Teams have criticized Willie in the past for not fitting this mold, interpreting his plethora of outside interests as not having a love for the game. They often prefer a master of one trade (basketball), rather than a jack of them all, like Willie.

Of course, he has a deep rebuttal to that. “I honestly believe all that other [creative] stuff is what fuels my basketball. [It] fuels me to be the greatest player I can.”

He even went as far as turning the blame back onto NBA executives for suppressing players’ outside interests. “They put that tag on you. ‘Well, you don’t love basketball because you do other things.’ You’re like, ‘What?’ I bet there are a lot more [artists in the NBA than we know about] just for that reason — they don’t want people to know.”

Cauley-Stein averaged just 1.9 points and 2.1 rebounds in just under 10 minutes per game last season with the Dallas Mavericks, a big dip from the 12 points and eight rebounds he roughly averaged for the Sacramento Kings where he started every game. After the Mavericks waived him, the Philadelphia 76ers him to a 10-day contract, but he only saw minimal minutes in two games played.

Willie Cauley-Stein and the Houston Rockets are a great fit

Willie turned 29 years old on Thursday, far from past his prime, but the sharp decline in his statistical production has spelled the end of careers for other players at this point in their careers. One of the reasons he hasn’t seen much court time is that he has been on some really good teams, including the Golden State Warriors.

The Houston Rockets, though, are not that.
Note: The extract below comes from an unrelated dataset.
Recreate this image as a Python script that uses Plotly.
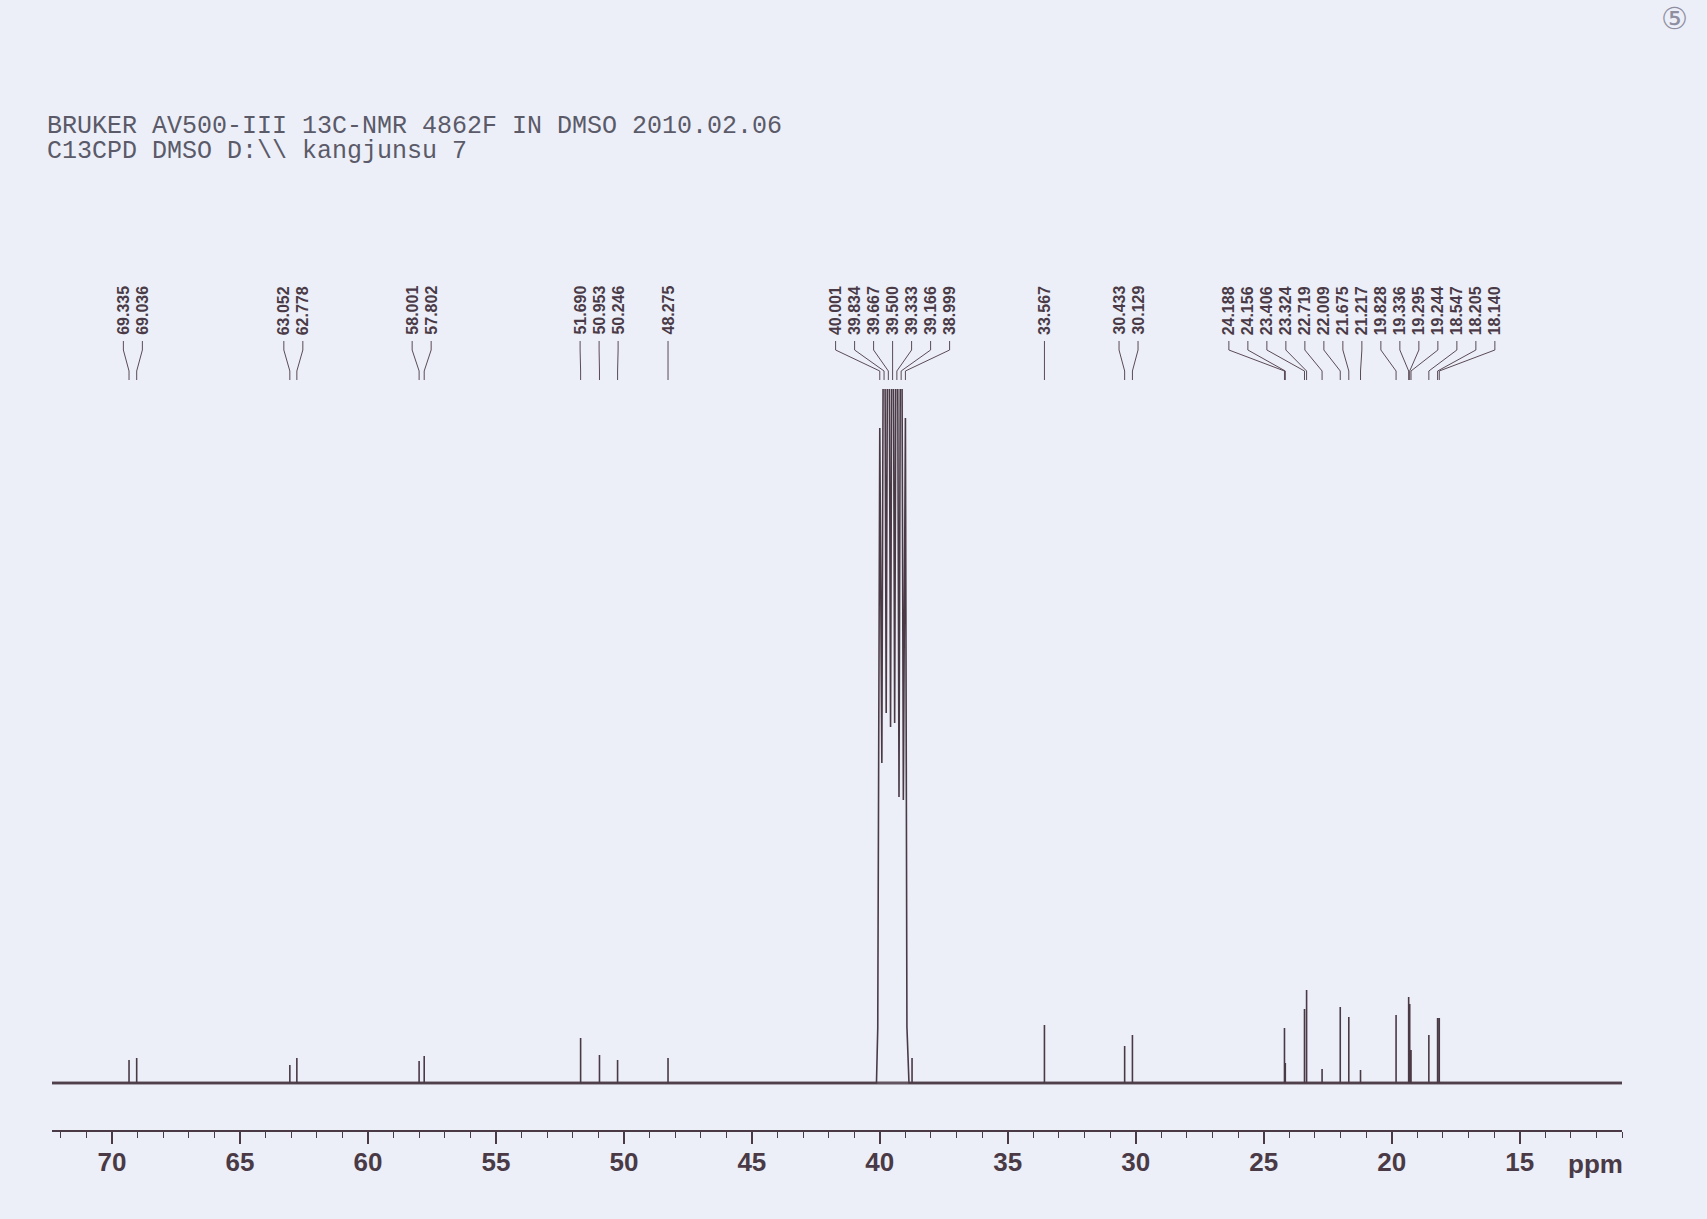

After giving up John Wall for nothing, the Rockets are in full-fledged rebuild mode, having drafted a slew of SEC rookies including Kentucky’s own TyTy Washington. On a team full of young guys trying to find their NBA footing, a veteran athletic big man like Willie Cauley-Stein who is versatile, mobile, and ready for a fresh start of his own is a perfect match. Willie couldn’t have drawn it up better.

Speculate all you want about the “personal reasons” that led the Dallas Mavericks to waive him. Artists like Willie have a personality so diverse, that it can sometimes lead them down an array of less-favorable paths. But Willie is the most interesting man to come out of the Kentucky Sports world, and I hope he stays thirsty, my friends. Here’s to him painting a masterpiece both on and off the court in Houston.

I don’t always dream of being a Kentucky basketball player, but when I do, it’s Willie Cauley-Stein.